When asked what fight might bring him out of retirement, Shamrock responded with Dana White's name. The two men have long been political rivals in MMA. When White and Zuffa first took over the UFC, they called Shamrock in for a meeting. He laid out his ideas for growing the sport and the company. They ignored most of them and struggled at the box office for years, although it's likely any approach would have failed until reality television came to the rescue in the form of The Ultimate Fighter.
Shamrock was persona non grata with Zuffa. Things got so bad that Mendez and Cook changed the name of their fight team from Shamrock Submission Fighting to the American Kickboxing Academy. "Frank had issues with some people in the business," Mendez explained. "It was easier to get our guys fights that way."

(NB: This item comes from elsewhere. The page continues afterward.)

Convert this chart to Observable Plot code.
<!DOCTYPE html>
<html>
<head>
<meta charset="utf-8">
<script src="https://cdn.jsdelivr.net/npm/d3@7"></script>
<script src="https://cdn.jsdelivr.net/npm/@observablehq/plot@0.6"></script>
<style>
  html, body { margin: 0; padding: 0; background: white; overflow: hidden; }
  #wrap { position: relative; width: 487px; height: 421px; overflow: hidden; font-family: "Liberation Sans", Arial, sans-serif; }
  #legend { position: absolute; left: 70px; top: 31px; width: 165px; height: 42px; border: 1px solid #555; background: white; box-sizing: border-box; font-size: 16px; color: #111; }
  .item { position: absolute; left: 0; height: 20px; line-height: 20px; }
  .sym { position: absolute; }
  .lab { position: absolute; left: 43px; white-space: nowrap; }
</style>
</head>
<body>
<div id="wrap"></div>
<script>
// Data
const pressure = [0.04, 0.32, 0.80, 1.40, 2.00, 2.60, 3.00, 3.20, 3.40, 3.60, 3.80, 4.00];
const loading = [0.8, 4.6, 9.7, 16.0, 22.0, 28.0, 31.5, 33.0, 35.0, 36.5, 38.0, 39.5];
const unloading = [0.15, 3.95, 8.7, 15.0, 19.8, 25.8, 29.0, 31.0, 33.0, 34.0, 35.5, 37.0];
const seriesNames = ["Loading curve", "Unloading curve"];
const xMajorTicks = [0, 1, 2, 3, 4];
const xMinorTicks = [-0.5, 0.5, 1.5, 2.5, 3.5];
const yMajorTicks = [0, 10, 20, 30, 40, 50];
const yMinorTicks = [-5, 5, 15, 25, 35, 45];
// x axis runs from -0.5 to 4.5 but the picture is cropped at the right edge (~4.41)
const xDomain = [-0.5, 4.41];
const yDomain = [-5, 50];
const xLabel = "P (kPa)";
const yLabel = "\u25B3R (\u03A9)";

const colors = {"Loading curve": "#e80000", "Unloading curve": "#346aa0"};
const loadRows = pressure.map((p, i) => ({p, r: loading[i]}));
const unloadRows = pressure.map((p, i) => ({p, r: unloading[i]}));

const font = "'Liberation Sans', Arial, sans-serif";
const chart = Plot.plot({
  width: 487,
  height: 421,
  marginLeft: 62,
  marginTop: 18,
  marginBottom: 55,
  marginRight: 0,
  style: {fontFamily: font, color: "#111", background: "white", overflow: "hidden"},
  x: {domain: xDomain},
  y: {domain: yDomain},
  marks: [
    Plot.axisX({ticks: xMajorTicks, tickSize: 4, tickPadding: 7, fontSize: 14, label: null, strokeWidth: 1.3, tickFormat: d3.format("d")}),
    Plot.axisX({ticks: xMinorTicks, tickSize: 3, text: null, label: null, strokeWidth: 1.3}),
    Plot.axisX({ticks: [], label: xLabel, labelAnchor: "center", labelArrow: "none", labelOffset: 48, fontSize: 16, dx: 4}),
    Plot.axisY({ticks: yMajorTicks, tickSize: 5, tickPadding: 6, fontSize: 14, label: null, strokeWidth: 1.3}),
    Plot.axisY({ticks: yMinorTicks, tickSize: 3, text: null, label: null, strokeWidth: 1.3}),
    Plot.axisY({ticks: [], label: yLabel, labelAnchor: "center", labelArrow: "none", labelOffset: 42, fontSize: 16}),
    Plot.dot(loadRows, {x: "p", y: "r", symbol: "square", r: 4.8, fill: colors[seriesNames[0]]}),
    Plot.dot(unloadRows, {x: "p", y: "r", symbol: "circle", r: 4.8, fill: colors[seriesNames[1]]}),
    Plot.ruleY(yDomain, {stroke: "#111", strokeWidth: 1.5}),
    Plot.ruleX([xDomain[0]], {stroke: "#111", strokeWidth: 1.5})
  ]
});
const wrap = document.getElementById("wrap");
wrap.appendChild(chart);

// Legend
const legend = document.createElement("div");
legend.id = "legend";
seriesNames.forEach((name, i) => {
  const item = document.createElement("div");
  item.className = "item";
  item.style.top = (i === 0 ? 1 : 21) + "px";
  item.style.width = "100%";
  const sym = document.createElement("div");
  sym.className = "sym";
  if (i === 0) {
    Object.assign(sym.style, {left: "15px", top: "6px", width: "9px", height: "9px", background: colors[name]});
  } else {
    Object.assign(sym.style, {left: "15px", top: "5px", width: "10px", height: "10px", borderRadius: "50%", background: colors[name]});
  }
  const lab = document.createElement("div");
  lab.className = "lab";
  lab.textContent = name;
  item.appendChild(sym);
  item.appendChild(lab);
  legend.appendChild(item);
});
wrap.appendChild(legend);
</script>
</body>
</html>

Shamrock, in turn, signed with Strikeforce and put his ideas on display. Using social media and plenty of trash talk, Shamrock built huge fights with Cesar Gracie, Phil Baroni, and Nick Diaz. His is the template the UFC seems to be using to build their own grudge matches. Once again, Frank Shamrock had been ahead of his time.
Of course, this new common ground hasn't made the two men like each other. White has essentially erased Shamrock, a UFC legend, from the company's history. Shamrock has never been shy with his criticisms - and now with his grandstand challenges. White, wisely, wanted no part of a fist fight with one of the sport's greats. But he did throw Swick's name out there as a possible challenge for the retired former champion.
@frankshamrock swick has been beggin me to put a beatin on u. He thinks its a joke u do anti bully shit, says he never met bigr bully then u
Whether this is promotion for a fight between the two men is anyone's guess. It's the kind of organic approach Shamrock likes to take, and the fight would be a barn burner. He explained his philosophy last year in a Bloody Elbow Community interview.
"I just think we're the entertainment business. And our entertainment is sport. And until we make it a real sport and everything is on the table, we're in the business of sports entertainment," Shamrock said. "So, whatever is bringing in ratings and putting butts in the seats and keeping MMA going - we need to be doing it."